═════ DATA TO USE

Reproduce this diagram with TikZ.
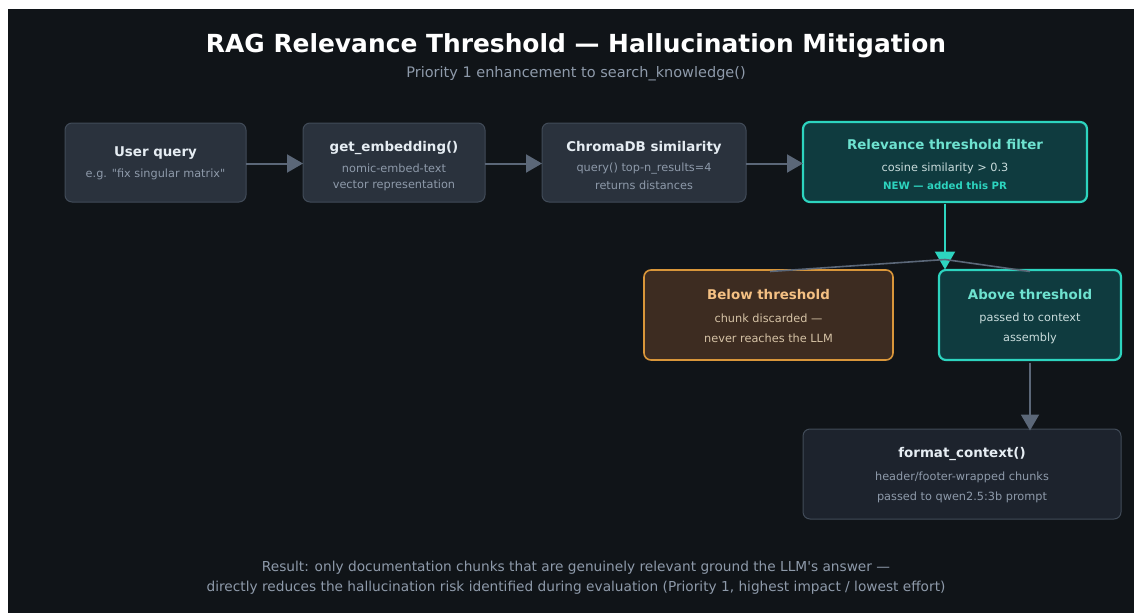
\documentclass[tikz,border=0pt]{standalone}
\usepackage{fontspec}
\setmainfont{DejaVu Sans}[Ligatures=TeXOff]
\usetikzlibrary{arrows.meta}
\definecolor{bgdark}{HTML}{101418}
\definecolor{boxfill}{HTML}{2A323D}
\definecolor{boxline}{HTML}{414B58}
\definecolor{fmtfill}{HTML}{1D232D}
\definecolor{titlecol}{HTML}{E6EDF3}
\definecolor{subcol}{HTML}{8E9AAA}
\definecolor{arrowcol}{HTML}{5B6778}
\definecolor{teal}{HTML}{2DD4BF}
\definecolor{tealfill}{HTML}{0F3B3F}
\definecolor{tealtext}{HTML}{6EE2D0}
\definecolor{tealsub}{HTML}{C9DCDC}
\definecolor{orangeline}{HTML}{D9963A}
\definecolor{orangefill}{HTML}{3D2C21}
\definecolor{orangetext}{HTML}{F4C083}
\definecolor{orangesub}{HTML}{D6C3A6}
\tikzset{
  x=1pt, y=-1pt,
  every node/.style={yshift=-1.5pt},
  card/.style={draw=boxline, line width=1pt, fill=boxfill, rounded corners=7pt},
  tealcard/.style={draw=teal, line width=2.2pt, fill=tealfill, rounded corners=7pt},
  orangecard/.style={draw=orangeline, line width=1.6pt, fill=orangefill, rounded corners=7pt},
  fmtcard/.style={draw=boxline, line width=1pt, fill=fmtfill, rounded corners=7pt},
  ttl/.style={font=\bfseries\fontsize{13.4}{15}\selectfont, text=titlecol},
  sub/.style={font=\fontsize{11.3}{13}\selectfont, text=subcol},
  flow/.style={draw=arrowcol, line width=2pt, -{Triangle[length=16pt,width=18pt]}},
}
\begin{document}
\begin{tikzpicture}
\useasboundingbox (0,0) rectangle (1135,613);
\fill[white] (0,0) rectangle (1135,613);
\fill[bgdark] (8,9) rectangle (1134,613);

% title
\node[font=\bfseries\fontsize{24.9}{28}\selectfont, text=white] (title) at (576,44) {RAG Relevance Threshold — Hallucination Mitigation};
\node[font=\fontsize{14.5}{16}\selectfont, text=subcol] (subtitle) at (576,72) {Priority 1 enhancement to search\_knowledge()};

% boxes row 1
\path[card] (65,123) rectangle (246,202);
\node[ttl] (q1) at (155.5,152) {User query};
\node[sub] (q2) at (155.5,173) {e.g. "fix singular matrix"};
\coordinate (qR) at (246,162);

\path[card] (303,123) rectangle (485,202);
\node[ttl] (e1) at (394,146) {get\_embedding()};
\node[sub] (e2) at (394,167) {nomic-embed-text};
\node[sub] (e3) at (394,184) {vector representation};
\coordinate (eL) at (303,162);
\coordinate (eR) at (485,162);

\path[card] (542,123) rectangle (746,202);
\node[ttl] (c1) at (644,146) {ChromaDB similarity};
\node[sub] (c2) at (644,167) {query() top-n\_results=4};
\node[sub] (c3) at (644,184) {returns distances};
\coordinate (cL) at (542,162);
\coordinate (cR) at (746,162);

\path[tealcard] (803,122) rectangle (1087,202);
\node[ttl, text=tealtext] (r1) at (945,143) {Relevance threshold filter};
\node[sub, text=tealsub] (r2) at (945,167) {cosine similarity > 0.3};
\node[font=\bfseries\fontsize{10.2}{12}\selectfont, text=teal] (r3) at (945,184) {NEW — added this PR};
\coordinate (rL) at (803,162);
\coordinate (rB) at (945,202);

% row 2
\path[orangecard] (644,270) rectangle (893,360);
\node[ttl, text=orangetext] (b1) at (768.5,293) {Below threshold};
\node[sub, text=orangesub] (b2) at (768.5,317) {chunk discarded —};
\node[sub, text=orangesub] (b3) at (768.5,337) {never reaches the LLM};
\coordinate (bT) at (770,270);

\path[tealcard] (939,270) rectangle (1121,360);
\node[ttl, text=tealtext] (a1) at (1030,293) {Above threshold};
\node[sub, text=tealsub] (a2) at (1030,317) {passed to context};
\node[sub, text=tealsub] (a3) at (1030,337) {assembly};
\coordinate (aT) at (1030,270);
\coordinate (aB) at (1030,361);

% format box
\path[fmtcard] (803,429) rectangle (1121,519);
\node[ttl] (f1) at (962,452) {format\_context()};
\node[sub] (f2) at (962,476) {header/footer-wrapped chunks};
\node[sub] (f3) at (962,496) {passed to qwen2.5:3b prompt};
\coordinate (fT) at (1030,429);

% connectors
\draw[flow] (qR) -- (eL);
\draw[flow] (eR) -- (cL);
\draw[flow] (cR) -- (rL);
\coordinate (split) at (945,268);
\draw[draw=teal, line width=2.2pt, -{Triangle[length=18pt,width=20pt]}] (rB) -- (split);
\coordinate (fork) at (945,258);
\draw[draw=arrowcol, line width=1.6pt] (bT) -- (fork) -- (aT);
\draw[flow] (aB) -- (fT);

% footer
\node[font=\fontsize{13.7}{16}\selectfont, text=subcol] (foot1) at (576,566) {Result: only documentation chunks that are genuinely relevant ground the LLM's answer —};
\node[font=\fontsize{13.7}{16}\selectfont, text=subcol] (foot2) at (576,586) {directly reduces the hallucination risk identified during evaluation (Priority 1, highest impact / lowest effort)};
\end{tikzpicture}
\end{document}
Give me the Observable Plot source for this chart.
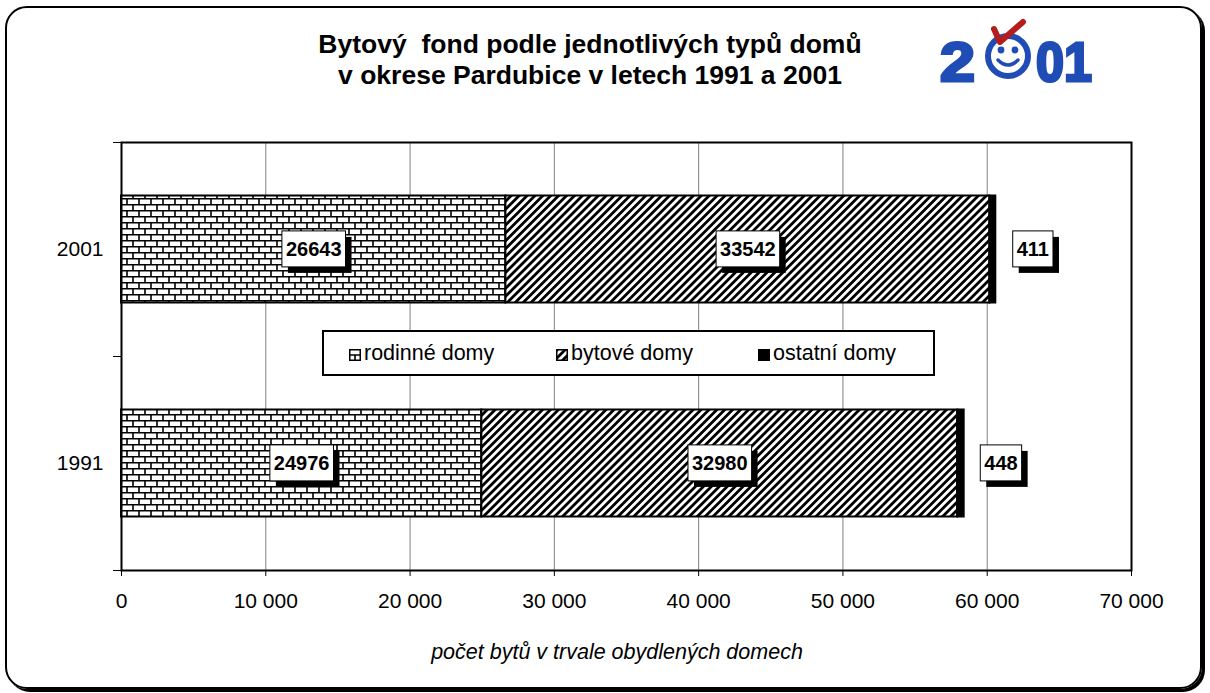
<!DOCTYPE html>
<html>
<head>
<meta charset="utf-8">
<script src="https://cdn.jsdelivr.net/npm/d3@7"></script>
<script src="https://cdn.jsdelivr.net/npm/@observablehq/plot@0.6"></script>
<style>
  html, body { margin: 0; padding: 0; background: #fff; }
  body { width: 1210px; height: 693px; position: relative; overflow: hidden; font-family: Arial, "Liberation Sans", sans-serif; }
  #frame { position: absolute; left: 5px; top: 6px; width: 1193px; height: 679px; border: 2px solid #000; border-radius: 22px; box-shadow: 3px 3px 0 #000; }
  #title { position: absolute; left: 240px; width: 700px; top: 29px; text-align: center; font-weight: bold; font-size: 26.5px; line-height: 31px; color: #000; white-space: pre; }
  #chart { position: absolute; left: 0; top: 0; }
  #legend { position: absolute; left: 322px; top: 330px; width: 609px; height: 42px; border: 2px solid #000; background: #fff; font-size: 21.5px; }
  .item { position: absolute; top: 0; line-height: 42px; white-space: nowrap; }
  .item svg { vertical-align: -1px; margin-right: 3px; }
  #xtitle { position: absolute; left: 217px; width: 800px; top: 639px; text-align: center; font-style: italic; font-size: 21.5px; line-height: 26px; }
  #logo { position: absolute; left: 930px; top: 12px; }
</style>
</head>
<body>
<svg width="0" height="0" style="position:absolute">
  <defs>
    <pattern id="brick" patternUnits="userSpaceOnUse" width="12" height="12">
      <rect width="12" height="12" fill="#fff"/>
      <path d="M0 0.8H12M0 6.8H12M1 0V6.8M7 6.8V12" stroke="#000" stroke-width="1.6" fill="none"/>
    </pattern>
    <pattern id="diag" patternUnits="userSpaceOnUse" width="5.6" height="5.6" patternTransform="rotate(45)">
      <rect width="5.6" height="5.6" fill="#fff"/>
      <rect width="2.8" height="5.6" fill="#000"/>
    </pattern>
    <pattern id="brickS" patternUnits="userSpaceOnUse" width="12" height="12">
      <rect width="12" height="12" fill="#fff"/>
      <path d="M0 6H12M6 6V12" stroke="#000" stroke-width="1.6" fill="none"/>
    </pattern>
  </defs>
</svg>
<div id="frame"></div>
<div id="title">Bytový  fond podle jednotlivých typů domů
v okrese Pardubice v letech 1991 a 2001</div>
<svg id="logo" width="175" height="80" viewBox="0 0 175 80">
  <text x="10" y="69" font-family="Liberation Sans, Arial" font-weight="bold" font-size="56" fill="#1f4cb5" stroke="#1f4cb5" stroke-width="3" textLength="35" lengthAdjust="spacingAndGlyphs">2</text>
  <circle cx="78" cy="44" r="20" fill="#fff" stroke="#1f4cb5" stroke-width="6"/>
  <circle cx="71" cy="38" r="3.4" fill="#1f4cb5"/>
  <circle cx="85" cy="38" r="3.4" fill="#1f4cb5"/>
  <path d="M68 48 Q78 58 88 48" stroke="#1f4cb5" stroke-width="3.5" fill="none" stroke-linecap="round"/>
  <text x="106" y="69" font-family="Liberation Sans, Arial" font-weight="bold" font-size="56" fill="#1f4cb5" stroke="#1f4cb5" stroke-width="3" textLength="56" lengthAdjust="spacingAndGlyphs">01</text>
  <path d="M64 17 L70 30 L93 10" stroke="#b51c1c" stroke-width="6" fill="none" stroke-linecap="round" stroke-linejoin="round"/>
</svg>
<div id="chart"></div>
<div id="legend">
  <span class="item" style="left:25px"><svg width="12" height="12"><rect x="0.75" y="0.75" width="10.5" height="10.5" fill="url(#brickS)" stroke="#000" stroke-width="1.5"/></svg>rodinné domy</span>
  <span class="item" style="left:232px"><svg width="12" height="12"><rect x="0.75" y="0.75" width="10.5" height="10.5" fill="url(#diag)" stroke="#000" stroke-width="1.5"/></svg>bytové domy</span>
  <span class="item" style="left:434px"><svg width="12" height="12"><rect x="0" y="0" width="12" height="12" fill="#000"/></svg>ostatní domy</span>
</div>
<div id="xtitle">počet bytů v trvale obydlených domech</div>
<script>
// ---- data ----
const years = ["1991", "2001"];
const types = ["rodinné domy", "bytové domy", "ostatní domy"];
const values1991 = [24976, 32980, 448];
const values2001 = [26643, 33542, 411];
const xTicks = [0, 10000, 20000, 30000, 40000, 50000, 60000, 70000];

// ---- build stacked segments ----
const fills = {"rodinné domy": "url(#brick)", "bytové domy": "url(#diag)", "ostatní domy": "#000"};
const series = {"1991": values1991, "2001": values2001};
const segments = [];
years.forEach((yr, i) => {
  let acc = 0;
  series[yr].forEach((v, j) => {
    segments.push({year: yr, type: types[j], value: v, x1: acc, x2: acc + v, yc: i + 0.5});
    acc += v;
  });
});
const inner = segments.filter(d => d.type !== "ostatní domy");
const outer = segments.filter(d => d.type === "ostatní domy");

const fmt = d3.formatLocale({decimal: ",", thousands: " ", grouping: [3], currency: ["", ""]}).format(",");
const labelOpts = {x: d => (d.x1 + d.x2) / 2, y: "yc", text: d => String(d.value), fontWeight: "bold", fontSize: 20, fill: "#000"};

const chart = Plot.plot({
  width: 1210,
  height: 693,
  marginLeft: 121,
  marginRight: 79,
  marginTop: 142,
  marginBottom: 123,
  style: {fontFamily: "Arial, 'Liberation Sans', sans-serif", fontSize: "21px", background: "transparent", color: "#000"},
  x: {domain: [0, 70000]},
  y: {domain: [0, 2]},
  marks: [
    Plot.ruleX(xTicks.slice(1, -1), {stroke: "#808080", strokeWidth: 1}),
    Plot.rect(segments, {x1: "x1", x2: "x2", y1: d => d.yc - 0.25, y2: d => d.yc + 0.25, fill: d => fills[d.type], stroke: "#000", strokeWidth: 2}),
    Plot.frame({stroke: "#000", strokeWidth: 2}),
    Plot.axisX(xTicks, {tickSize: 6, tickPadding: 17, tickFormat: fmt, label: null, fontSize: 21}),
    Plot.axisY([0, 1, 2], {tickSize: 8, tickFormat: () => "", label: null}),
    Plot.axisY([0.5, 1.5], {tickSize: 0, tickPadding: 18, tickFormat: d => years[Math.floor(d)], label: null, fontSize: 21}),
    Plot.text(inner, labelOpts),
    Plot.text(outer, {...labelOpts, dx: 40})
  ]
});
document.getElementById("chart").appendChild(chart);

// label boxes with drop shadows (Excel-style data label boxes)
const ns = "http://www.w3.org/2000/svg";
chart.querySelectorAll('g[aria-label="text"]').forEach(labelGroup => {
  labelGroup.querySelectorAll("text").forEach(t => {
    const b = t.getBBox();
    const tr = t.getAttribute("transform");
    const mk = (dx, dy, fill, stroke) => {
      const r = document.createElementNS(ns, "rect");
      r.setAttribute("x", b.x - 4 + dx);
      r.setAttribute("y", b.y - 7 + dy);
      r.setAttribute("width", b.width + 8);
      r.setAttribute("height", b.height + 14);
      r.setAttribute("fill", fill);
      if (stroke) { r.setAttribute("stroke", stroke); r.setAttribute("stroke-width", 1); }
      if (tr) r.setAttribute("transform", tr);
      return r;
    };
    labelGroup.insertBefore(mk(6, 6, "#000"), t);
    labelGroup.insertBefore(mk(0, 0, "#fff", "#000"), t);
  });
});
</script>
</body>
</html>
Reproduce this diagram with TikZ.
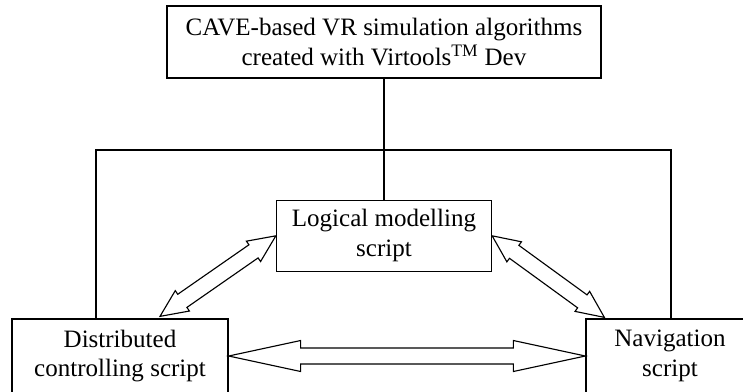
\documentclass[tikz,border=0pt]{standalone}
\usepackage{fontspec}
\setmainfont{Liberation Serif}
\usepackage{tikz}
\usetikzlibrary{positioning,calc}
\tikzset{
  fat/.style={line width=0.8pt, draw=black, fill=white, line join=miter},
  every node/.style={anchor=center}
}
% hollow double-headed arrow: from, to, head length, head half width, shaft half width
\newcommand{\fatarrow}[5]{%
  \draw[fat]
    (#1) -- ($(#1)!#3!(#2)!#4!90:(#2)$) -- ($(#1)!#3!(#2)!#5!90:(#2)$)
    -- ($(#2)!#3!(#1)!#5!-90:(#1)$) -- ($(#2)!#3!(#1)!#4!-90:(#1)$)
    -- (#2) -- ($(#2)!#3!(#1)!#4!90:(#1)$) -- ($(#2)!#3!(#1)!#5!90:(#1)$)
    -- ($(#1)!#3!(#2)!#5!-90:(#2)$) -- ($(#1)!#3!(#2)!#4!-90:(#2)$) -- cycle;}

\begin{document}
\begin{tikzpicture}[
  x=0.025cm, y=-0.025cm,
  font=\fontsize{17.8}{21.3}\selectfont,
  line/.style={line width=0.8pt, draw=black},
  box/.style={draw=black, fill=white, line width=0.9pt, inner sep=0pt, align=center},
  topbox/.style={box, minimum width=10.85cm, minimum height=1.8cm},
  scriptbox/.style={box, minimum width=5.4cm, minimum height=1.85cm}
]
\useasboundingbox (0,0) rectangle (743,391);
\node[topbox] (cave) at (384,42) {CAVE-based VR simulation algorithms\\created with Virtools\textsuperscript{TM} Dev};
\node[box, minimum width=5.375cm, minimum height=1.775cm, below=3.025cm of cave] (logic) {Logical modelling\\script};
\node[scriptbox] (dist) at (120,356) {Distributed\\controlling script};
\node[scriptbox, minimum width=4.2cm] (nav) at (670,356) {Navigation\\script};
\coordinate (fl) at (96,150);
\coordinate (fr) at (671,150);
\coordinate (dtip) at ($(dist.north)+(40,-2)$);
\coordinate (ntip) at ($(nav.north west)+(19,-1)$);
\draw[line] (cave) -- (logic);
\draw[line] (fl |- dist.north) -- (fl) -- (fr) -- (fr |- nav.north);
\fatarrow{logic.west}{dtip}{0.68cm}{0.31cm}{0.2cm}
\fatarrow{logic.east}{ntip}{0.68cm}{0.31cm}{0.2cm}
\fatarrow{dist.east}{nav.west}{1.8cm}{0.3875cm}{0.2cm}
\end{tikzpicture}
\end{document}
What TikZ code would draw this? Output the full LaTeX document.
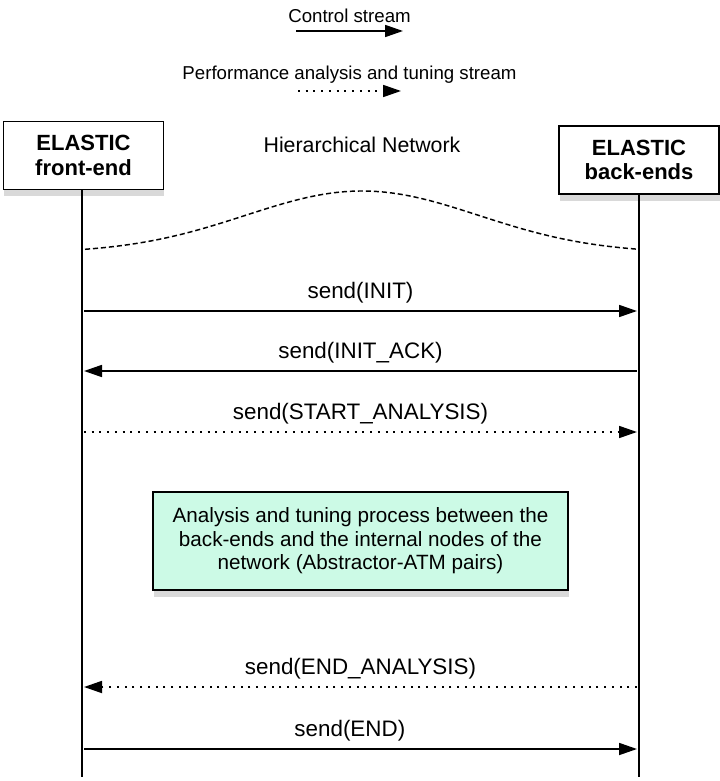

══════════

- TASK OBJECTIVE
Find all the lines containing "with" in the material, then copy them.

- OUTPUT FOR THIS TASK
Reproduce this diagram with TikZ.
// label boxes with drop shadows (Excel-style data label boxes)
Reproduce this diagram with TikZ.
\node[topbox] (cave) at (384,42) {CAVE-based VR simulation algorithms\\created with Virtools\textsuperscript{TM} Dev};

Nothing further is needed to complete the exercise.